# DATA EXCERPT
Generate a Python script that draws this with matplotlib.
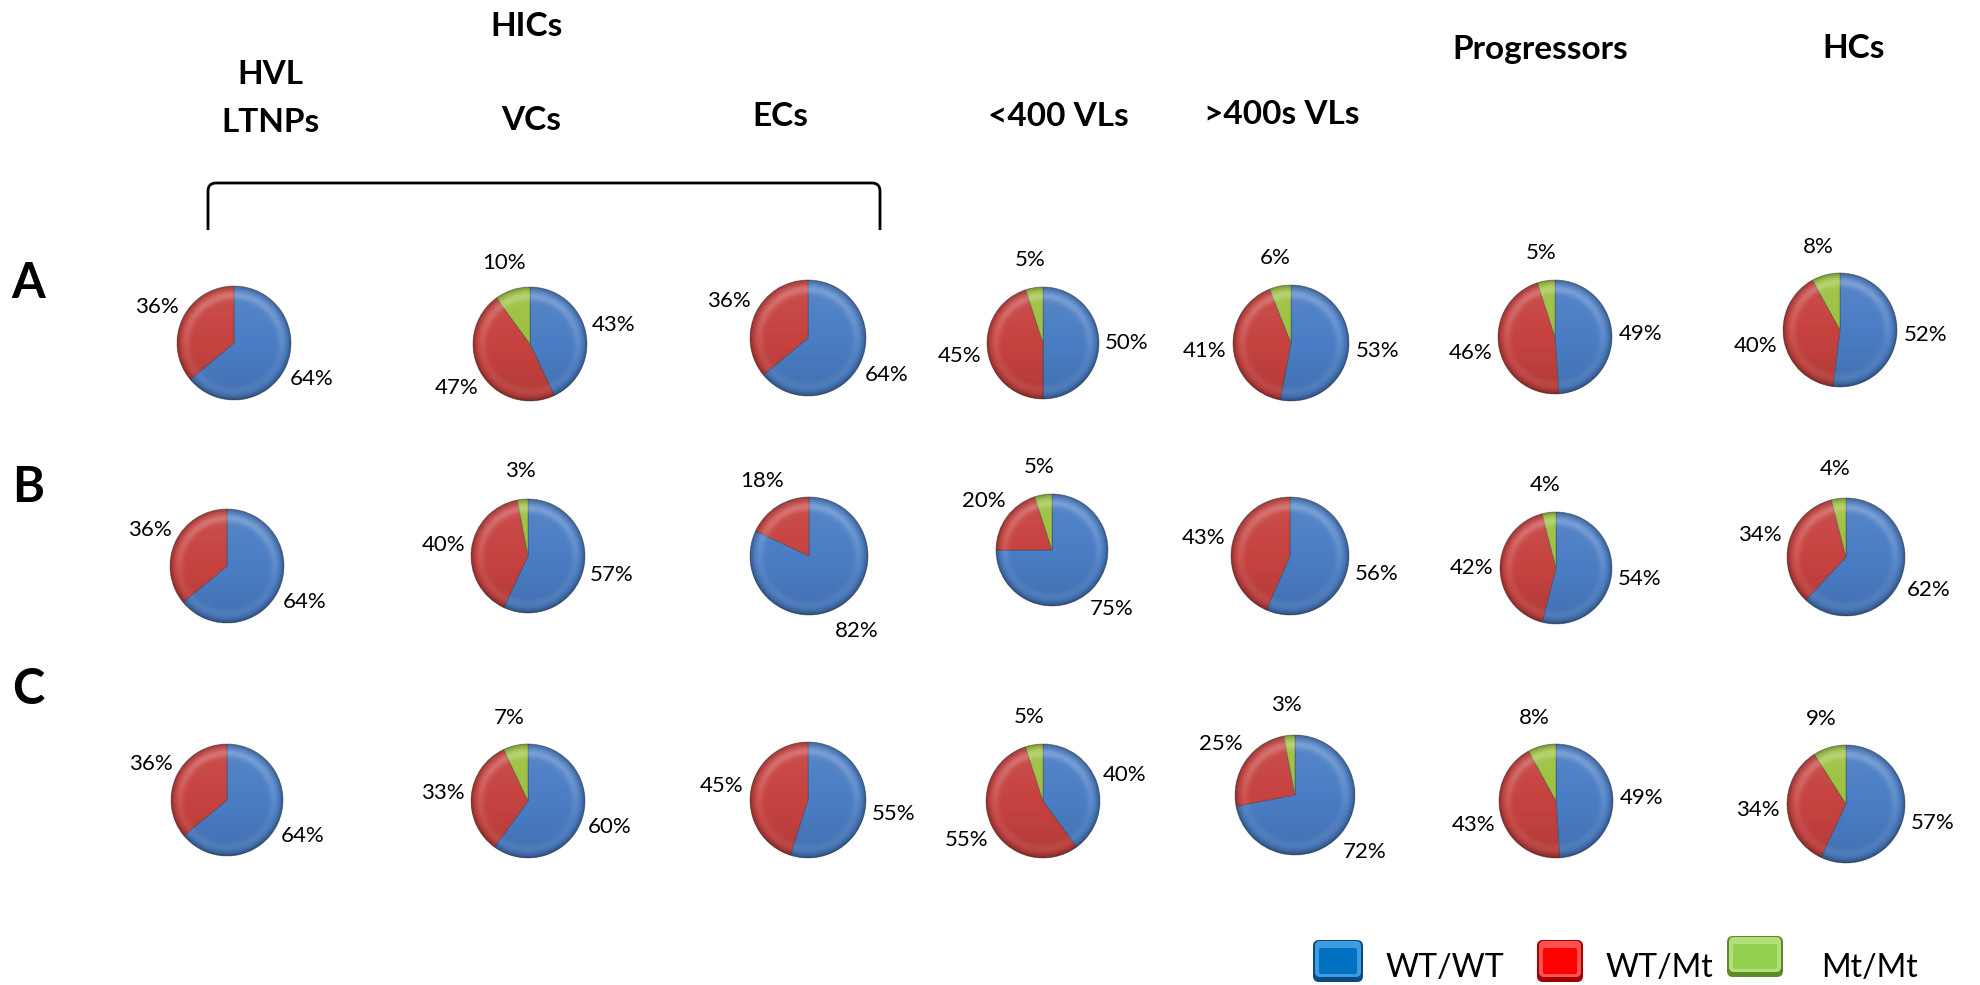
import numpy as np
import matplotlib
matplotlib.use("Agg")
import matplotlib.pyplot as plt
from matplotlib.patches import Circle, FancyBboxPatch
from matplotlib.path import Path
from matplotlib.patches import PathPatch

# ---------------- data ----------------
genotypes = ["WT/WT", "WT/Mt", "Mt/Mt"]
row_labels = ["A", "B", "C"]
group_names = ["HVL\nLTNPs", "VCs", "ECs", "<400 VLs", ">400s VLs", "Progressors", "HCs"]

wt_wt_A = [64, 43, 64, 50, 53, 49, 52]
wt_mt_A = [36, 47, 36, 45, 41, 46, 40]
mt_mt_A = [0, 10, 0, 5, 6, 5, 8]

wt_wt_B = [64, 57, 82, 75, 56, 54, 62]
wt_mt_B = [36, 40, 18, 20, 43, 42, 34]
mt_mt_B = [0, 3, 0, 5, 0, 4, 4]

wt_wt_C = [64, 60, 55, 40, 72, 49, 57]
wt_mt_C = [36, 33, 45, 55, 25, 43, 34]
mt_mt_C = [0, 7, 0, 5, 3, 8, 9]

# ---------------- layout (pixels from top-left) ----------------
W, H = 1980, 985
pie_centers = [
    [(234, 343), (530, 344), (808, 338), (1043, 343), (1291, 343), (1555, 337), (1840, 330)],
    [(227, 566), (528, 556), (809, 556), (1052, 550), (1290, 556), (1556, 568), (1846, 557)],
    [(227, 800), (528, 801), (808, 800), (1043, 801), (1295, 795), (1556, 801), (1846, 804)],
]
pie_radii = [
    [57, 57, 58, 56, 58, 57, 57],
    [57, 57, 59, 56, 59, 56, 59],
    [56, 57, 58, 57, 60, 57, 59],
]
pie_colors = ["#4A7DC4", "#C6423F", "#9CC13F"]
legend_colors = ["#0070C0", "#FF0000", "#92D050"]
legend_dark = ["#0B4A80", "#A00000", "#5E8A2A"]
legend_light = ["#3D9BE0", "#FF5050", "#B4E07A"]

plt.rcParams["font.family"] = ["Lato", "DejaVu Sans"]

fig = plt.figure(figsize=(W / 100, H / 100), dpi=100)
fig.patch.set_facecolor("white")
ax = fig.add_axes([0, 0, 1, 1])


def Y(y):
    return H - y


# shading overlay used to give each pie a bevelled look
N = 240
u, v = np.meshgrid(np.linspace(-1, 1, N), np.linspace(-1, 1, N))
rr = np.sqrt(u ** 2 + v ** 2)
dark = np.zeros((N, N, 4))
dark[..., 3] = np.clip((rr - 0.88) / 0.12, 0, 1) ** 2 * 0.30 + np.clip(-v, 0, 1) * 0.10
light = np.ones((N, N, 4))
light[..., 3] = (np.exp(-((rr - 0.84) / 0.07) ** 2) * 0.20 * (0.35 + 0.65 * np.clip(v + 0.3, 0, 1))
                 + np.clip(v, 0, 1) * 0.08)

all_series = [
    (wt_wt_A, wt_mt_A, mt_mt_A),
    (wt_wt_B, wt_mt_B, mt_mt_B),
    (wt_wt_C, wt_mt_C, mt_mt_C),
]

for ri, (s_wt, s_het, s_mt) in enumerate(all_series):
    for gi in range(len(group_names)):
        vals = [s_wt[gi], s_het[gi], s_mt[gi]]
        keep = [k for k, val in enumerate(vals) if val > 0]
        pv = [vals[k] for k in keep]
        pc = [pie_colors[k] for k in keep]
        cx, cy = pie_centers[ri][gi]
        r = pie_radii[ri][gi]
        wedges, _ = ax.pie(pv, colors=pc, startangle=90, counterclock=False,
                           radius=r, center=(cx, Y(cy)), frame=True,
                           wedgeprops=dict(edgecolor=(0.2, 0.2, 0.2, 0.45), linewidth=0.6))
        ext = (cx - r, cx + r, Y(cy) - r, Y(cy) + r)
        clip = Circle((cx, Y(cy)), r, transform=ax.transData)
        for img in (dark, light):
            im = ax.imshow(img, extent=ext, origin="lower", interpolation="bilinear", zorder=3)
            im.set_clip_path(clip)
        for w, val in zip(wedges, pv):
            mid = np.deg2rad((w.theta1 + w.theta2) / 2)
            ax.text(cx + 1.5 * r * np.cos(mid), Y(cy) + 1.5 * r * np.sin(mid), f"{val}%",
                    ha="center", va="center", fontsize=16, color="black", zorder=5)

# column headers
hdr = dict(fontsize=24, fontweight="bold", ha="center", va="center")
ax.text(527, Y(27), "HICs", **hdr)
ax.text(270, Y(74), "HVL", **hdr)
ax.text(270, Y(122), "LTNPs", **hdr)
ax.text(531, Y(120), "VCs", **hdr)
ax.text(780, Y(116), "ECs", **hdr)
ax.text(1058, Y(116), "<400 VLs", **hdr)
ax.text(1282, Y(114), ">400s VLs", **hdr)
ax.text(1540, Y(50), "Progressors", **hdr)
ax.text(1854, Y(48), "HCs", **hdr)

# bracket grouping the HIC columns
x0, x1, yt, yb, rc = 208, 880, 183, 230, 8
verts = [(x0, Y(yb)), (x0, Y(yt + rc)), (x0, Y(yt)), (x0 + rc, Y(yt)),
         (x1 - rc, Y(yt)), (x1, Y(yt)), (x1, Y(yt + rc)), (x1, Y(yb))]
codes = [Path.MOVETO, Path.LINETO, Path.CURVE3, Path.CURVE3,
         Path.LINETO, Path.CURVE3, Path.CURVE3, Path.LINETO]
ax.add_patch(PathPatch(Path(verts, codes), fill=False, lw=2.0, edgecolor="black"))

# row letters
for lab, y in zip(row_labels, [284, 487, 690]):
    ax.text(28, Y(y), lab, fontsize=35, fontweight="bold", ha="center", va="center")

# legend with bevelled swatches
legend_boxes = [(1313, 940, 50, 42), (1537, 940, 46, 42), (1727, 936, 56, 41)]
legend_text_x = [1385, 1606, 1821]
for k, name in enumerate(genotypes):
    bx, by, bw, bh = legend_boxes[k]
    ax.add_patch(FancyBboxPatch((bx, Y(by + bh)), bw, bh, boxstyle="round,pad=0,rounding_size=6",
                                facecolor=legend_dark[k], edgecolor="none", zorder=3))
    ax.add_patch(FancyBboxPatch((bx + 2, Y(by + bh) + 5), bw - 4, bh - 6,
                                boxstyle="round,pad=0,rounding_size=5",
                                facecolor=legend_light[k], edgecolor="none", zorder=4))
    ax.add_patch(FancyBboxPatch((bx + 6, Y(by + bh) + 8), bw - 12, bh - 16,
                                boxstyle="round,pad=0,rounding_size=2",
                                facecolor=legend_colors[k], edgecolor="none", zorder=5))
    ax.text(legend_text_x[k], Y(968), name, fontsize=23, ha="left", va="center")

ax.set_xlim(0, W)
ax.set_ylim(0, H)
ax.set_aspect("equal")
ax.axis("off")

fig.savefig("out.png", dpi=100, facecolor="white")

# PROBLEM
Go through the listing above and quote it exactly, apart from its images.

# COMPLETED EXERCISE
Generate a Python script that draws this with matplotlib.
import numpy as np
import matplotlib
matplotlib.use("Agg")
import matplotlib.pyplot as plt
from matplotlib.patches import Circle, FancyBboxPatch
from matplotlib.path import Path
from matplotlib.patches import PathPatch

# ---------------- data ----------------
genotypes = ["WT/WT", "WT/Mt", "Mt/Mt"]
row_labels = ["A", "B", "C"]
group_names = ["HVL\nLTNPs", "VCs", "ECs", "<400 VLs", ">400s VLs", "Progressors", "HCs"]

wt_wt_A = [64, 43, 64, 50, 53, 49, 52]
wt_mt_A = [36, 47, 36, 45, 41, 46, 40]
mt_mt_A = [0, 10, 0, 5, 6, 5, 8]

wt_wt_B = [64, 57, 82, 75, 56, 54, 62]
wt_mt_B = [36, 40, 18, 20, 43, 42, 34]
mt_mt_B = [0, 3, 0, 5, 0, 4, 4]

wt_wt_C = [64, 60, 55, 40, 72, 49, 57]
wt_mt_C = [36, 33, 45, 55, 25, 43, 34]
mt_mt_C = [0, 7, 0, 5, 3, 8, 9]

# ---------------- layout (pixels from top-left) ----------------
W, H = 1980, 985
pie_centers = [
    [(234, 343), (530, 344), (808, 338), (1043, 343), (1291, 343), (1555, 337), (1840, 330)],
    [(227, 566), (528, 556), (809, 556), (1052, 550), (1290, 556), (1556, 568), (1846, 557)],
    [(227, 800), (528, 801), (808, 800), (1043, 801), (1295, 795), (1556, 801), (1846, 804)],
]
pie_radii = [
    [57, 57, 58, 56, 58, 57, 57],
    [57, 57, 59, 56, 59, 56, 59],
    [56, 57, 58, 57, 60, 57, 59],
]
pie_colors = ["#4A7DC4", "#C6423F", "#9CC13F"]
legend_colors = ["#0070C0", "#FF0000", "#92D050"]
legend_dark = ["#0B4A80", "#A00000", "#5E8A2A"]
legend_light = ["#3D9BE0", "#FF5050", "#B4E07A"]

plt.rcParams["font.family"] = ["Lato", "DejaVu Sans"]

fig = plt.figure(figsize=(W / 100, H / 100), dpi=100)
fig.patch.set_facecolor("white")
ax = fig.add_axes([0, 0, 1, 1])


def Y(y):
    return H - y


# shading overlay used to give each pie a bevelled look
N = 240
u, v = np.meshgrid(np.linspace(-1, 1, N), np.linspace(-1, 1, N))
rr = np.sqrt(u ** 2 + v ** 2)
dark = np.zeros((N, N, 4))
dark[..., 3] = np.clip((rr - 0.88) / 0.12, 0, 1) ** 2 * 0.30 + np.clip(-v, 0, 1) * 0.10
light = np.ones((N, N, 4))
light[..., 3] = (np.exp(-((rr - 0.84) / 0.07) ** 2) * 0.20 * (0.35 + 0.65 * np.clip(v + 0.3, 0, 1))
                 + np.clip(v, 0, 1) * 0.08)

all_series = [
    (wt_wt_A, wt_mt_A, mt_mt_A),
    (wt_wt_B, wt_mt_B, mt_mt_B),
    (wt_wt_C, wt_mt_C, mt_mt_C),
]

for ri, (s_wt, s_het, s_mt) in enumerate(all_series):
    for gi in range(len(group_names)):
        vals = [s_wt[gi], s_het[gi], s_mt[gi]]
        keep = [k for k, val in enumerate(vals) if val > 0]
        pv = [vals[k] for k in keep]
        pc = [pie_colors[k] for k in keep]
        cx, cy = pie_centers[ri][gi]
        r = pie_radii[ri][gi]
        wedges, _ = ax.pie(pv, colors=pc, startangle=90, counterclock=False,
                           radius=r, center=(cx, Y(cy)), frame=True,
                           wedgeprops=dict(edgecolor=(0.2, 0.2, 0.2, 0.45), linewidth=0.6))
        ext = (cx - r, cx + r, Y(cy) - r, Y(cy) + r)
        clip = Circle((cx, Y(cy)), r, transform=ax.transData)
        for img in (dark, light):
            im = ax.imshow(img, extent=ext, origin="lower", interpolation="bilinear", zorder=3)
            im.set_clip_path(clip)
        for w, val in zip(wedges, pv):
            mid = np.deg2rad((w.theta1 + w.theta2) / 2)
            ax.text(cx + 1.5 * r * np.cos(mid), Y(cy) + 1.5 * r * np.sin(mid), f"{val}%",
                    ha="center", va="center", fontsize=16, color="black", zorder=5)

# column headers
hdr = dict(fontsize=24, fontweight="bold", ha="center", va="center")
ax.text(527, Y(27), "HICs", **hdr)
ax.text(270, Y(74), "HVL", **hdr)
ax.text(270, Y(122), "LTNPs", **hdr)
ax.text(531, Y(120), "VCs", **hdr)
ax.text(780, Y(116), "ECs", **hdr)
ax.text(1058, Y(116), "<400 VLs", **hdr)
ax.text(1282, Y(114), ">400s VLs", **hdr)
ax.text(1540, Y(50), "Progressors", **hdr)
ax.text(1854, Y(48), "HCs", **hdr)

# bracket grouping the HIC columns
x0, x1, yt, yb, rc = 208, 880, 183, 230, 8
verts = [(x0, Y(yb)), (x0, Y(yt + rc)), (x0, Y(yt)), (x0 + rc, Y(yt)),
         (x1 - rc, Y(yt)), (x1, Y(yt)), (x1, Y(yt + rc)), (x1, Y(yb))]
codes = [Path.MOVETO, Path.LINETO, Path.CURVE3, Path.CURVE3,
         Path.LINETO, Path.CURVE3, Path.CURVE3, Path.LINETO]
ax.add_patch(PathPatch(Path(verts, codes), fill=False, lw=2.0, edgecolor="black"))

# row letters
for lab, y in zip(row_labels, [284, 487, 690]):
    ax.text(28, Y(y), lab, fontsize=35, fontweight="bold", ha="center", va="center")

# legend with bevelled swatches
legend_boxes = [(1313, 940, 50, 42), (1537, 940, 46, 42), (1727, 936, 56, 41)]
legend_text_x = [1385, 1606, 1821]
for k, name in enumerate(genotypes):
    bx, by, bw, bh = legend_boxes[k]
    ax.add_patch(FancyBboxPatch((bx, Y(by + bh)), bw, bh, boxstyle="round,pad=0,rounding_size=6",
                                facecolor=legend_dark[k], edgecolor="none", zorder=3))
    ax.add_patch(FancyBboxPatch((bx + 2, Y(by + bh) + 5), bw - 4, bh - 6,
                                boxstyle="round,pad=0,rounding_size=5",
                                facecolor=legend_light[k], edgecolor="none", zorder=4))
    ax.add_patch(FancyBboxPatch((bx + 6, Y(by + bh) + 8), bw - 12, bh - 16,
                                boxstyle="round,pad=0,rounding_size=2",
                                facecolor=legend_colors[k], edgecolor="none", zorder=5))
    ax.text(legend_text_x[k], Y(968), name, fontsize=23, ha="left", va="center")

ax.set_xlim(0, W)
ax.set_ylim(0, H)
ax.set_aspect("equal")
ax.axis("off")

fig.savefig("out.png", dpi=100, facecolor="white")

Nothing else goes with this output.